= WHAT YOU ARE ASKED TO DO =
Exactly repeat the material, dropping only the pictures.

= DATASET SECTION =
- - - - - - -
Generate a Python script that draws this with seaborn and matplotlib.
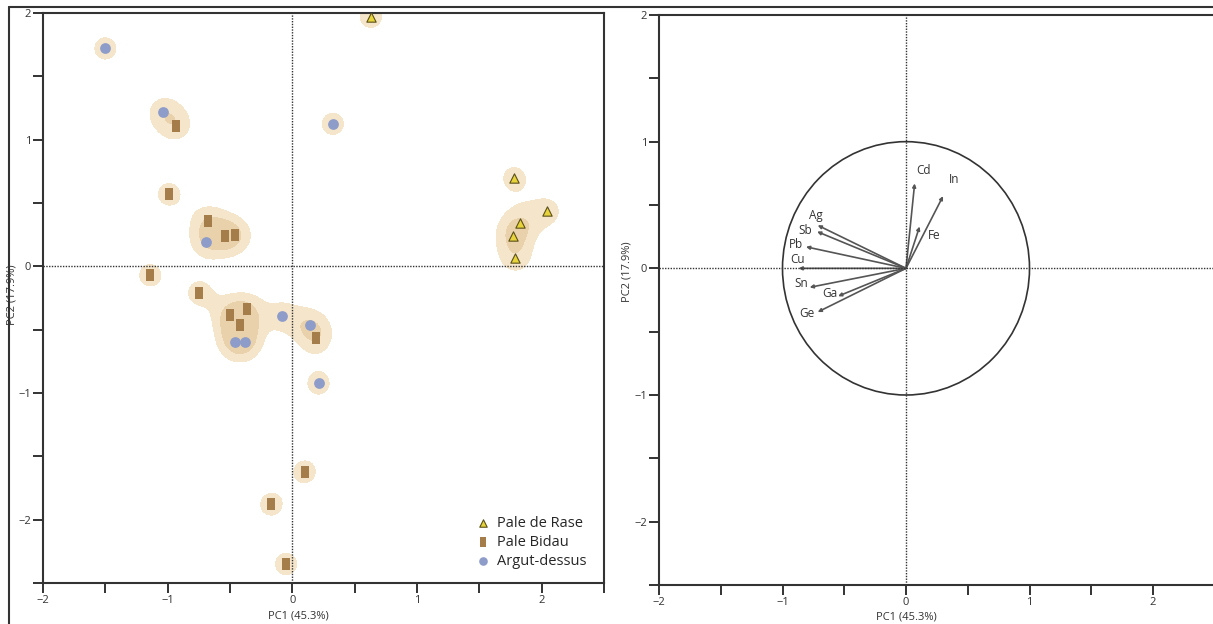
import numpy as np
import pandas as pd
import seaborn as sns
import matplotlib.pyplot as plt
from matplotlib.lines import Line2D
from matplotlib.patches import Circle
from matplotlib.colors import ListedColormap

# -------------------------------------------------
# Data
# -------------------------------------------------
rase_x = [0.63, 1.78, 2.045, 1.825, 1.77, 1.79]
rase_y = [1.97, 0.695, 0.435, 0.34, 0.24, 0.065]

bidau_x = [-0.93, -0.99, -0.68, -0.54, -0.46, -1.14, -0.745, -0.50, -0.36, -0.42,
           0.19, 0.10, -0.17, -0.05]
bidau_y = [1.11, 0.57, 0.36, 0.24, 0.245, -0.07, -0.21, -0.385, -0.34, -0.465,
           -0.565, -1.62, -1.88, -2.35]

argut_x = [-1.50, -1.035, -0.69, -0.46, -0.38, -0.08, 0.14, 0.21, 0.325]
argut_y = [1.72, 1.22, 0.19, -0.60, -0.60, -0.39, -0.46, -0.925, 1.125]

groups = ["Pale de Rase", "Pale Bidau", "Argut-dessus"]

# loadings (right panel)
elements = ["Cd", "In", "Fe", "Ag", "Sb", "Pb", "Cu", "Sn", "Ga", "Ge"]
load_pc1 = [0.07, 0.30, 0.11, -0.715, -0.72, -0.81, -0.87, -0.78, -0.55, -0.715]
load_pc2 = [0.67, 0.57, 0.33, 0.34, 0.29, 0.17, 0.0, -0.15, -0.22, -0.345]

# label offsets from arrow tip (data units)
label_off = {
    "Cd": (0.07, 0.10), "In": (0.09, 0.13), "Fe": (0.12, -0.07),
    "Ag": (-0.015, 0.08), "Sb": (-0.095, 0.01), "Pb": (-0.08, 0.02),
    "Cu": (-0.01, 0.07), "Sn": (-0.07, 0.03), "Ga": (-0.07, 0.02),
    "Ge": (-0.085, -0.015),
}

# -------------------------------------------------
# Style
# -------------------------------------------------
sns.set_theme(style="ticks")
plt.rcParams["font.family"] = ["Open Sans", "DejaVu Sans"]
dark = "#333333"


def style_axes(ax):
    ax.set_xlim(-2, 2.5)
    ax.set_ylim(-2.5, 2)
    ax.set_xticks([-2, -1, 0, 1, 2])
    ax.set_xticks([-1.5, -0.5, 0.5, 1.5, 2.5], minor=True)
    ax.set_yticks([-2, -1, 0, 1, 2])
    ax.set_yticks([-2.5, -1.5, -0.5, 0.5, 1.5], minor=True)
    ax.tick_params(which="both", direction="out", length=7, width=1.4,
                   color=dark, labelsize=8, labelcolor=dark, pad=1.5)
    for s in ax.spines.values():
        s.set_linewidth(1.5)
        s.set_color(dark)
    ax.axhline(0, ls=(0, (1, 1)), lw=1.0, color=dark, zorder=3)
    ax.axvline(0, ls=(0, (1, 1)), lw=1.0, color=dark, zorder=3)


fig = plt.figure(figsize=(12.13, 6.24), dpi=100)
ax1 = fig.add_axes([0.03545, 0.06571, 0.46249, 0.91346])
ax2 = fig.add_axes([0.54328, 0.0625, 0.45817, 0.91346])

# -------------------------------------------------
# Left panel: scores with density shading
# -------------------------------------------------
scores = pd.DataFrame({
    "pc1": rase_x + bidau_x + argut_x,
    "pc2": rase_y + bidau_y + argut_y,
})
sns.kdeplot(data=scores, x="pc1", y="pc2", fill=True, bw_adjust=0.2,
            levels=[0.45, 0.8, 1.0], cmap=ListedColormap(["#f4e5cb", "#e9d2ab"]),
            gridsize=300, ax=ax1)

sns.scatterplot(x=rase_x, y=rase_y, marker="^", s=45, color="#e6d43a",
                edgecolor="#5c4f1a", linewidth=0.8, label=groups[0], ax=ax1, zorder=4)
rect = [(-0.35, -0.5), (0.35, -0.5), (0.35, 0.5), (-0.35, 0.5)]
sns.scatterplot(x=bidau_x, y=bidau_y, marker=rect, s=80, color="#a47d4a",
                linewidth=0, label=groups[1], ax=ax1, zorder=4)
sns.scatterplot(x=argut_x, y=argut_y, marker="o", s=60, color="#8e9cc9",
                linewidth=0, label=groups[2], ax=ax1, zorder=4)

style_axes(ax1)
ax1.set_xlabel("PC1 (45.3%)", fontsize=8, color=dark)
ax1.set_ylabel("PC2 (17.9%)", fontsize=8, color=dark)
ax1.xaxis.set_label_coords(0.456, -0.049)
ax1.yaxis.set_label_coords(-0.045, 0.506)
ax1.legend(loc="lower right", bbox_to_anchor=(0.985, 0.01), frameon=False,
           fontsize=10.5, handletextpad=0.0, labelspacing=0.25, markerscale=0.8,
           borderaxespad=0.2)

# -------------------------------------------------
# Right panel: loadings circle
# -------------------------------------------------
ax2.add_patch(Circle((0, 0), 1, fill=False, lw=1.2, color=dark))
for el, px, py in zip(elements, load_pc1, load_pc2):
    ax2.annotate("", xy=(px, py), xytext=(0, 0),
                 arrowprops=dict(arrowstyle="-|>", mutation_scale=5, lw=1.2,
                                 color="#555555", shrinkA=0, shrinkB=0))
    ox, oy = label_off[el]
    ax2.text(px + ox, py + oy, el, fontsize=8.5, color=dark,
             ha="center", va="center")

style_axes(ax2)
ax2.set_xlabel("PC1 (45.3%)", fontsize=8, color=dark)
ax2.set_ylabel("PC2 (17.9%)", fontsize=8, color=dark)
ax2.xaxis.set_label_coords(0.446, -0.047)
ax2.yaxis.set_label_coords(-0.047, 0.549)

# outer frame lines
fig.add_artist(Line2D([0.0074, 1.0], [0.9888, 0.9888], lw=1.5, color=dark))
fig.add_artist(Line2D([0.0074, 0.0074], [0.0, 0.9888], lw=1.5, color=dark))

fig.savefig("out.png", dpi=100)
- - - - - - -
= TASK SOLUTION =
Generate a Python script that draws this with seaborn and matplotlib.
import numpy as np
import pandas as pd
import seaborn as sns
import matplotlib.pyplot as plt
from matplotlib.lines import Line2D
from matplotlib.patches import Circle
from matplotlib.colors import ListedColormap

# -------------------------------------------------
# Data
# -------------------------------------------------
rase_x = [0.63, 1.78, 2.045, 1.825, 1.77, 1.79]
rase_y = [1.97, 0.695, 0.435, 0.34, 0.24, 0.065]

bidau_x = [-0.93, -0.99, -0.68, -0.54, -0.46, -1.14, -0.745, -0.50, -0.36, -0.42,
           0.19, 0.10, -0.17, -0.05]
bidau_y = [1.11, 0.57, 0.36, 0.24, 0.245, -0.07, -0.21, -0.385, -0.34, -0.465,
           -0.565, -1.62, -1.88, -2.35]

argut_x = [-1.50, -1.035, -0.69, -0.46, -0.38, -0.08, 0.14, 0.21, 0.325]
argut_y = [1.72, 1.22, 0.19, -0.60, -0.60, -0.39, -0.46, -0.925, 1.125]

groups = ["Pale de Rase", "Pale Bidau", "Argut-dessus"]

# loadings (right panel)
elements = ["Cd", "In", "Fe", "Ag", "Sb", "Pb", "Cu", "Sn", "Ga", "Ge"]
load_pc1 = [0.07, 0.30, 0.11, -0.715, -0.72, -0.81, -0.87, -0.78, -0.55, -0.715]
load_pc2 = [0.67, 0.57, 0.33, 0.34, 0.29, 0.17, 0.0, -0.15, -0.22, -0.345]

# label offsets from arrow tip (data units)
label_off = {
    "Cd": (0.07, 0.10), "In": (0.09, 0.13), "Fe": (0.12, -0.07),
    "Ag": (-0.015, 0.08), "Sb": (-0.095, 0.01), "Pb": (-0.08, 0.02),
    "Cu": (-0.01, 0.07), "Sn": (-0.07, 0.03), "Ga": (-0.07, 0.02),
    "Ge": (-0.085, -0.015),
}

# -------------------------------------------------
# Style
# -------------------------------------------------
sns.set_theme(style="ticks")
plt.rcParams["font.family"] = ["Open Sans", "DejaVu Sans"]
dark = "#333333"


def style_axes(ax):
    ax.set_xlim(-2, 2.5)
    ax.set_ylim(-2.5, 2)
    ax.set_xticks([-2, -1, 0, 1, 2])
    ax.set_xticks([-1.5, -0.5, 0.5, 1.5, 2.5], minor=True)
    ax.set_yticks([-2, -1, 0, 1, 2])
    ax.set_yticks([-2.5, -1.5, -0.5, 0.5, 1.5], minor=True)
    ax.tick_params(which="both", direction="out", length=7, width=1.4,
                   color=dark, labelsize=8, labelcolor=dark, pad=1.5)
    for s in ax.spines.values():
        s.set_linewidth(1.5)
        s.set_color(dark)
    ax.axhline(0, ls=(0, (1, 1)), lw=1.0, color=dark, zorder=3)
    ax.axvline(0, ls=(0, (1, 1)), lw=1.0, color=dark, zorder=3)


fig = plt.figure(figsize=(12.13, 6.24), dpi=100)
ax1 = fig.add_axes([0.03545, 0.06571, 0.46249, 0.91346])
ax2 = fig.add_axes([0.54328, 0.0625, 0.45817, 0.91346])

# -------------------------------------------------
# Left panel: scores with density shading
# -------------------------------------------------
scores = pd.DataFrame({
    "pc1": rase_x + bidau_x + argut_x,
    "pc2": rase_y + bidau_y + argut_y,
})
sns.kdeplot(data=scores, x="pc1", y="pc2", fill=True, bw_adjust=0.2,
            levels=[0.45, 0.8, 1.0], cmap=ListedColormap(["#f4e5cb", "#e9d2ab"]),
            gridsize=300, ax=ax1)

sns.scatterplot(x=rase_x, y=rase_y, marker="^", s=45, color="#e6d43a",
                edgecolor="#5c4f1a", linewidth=0.8, label=groups[0], ax=ax1, zorder=4)
rect = [(-0.35, -0.5), (0.35, -0.5), (0.35, 0.5), (-0.35, 0.5)]
sns.scatterplot(x=bidau_x, y=bidau_y, marker=rect, s=80, color="#a47d4a",
                linewidth=0, label=groups[1], ax=ax1, zorder=4)
sns.scatterplot(x=argut_x, y=argut_y, marker="o", s=60, color="#8e9cc9",
                linewidth=0, label=groups[2], ax=ax1, zorder=4)

style_axes(ax1)
ax1.set_xlabel("PC1 (45.3%)", fontsize=8, color=dark)
ax1.set_ylabel("PC2 (17.9%)", fontsize=8, color=dark)
ax1.xaxis.set_label_coords(0.456, -0.049)
ax1.yaxis.set_label_coords(-0.045, 0.506)
ax1.legend(loc="lower right", bbox_to_anchor=(0.985, 0.01), frameon=False,
           fontsize=10.5, handletextpad=0.0, labelspacing=0.25, markerscale=0.8,
           borderaxespad=0.2)

# -------------------------------------------------
# Right panel: loadings circle
# -------------------------------------------------
ax2.add_patch(Circle((0, 0), 1, fill=False, lw=1.2, color=dark))
for el, px, py in zip(elements, load_pc1, load_pc2):
    ax2.annotate("", xy=(px, py), xytext=(0, 0),
                 arrowprops=dict(arrowstyle="-|>", mutation_scale=5, lw=1.2,
                                 color="#555555", shrinkA=0, shrinkB=0))
    ox, oy = label_off[el]
    ax2.text(px + ox, py + oy, el, fontsize=8.5, color=dark,
             ha="center", va="center")

style_axes(ax2)
ax2.set_xlabel("PC1 (45.3%)", fontsize=8, color=dark)
ax2.set_ylabel("PC2 (17.9%)", fontsize=8, color=dark)
ax2.xaxis.set_label_coords(0.446, -0.047)
ax2.yaxis.set_label_coords(-0.047, 0.549)

# outer frame lines
fig.add_artist(Line2D([0.0074, 1.0], [0.9888, 0.9888], lw=1.5, color=dark))
fig.add_artist(Line2D([0.0074, 0.0074], [0.0, 0.9888], lw=1.5, color=dark))

fig.savefig("out.png", dpi=100)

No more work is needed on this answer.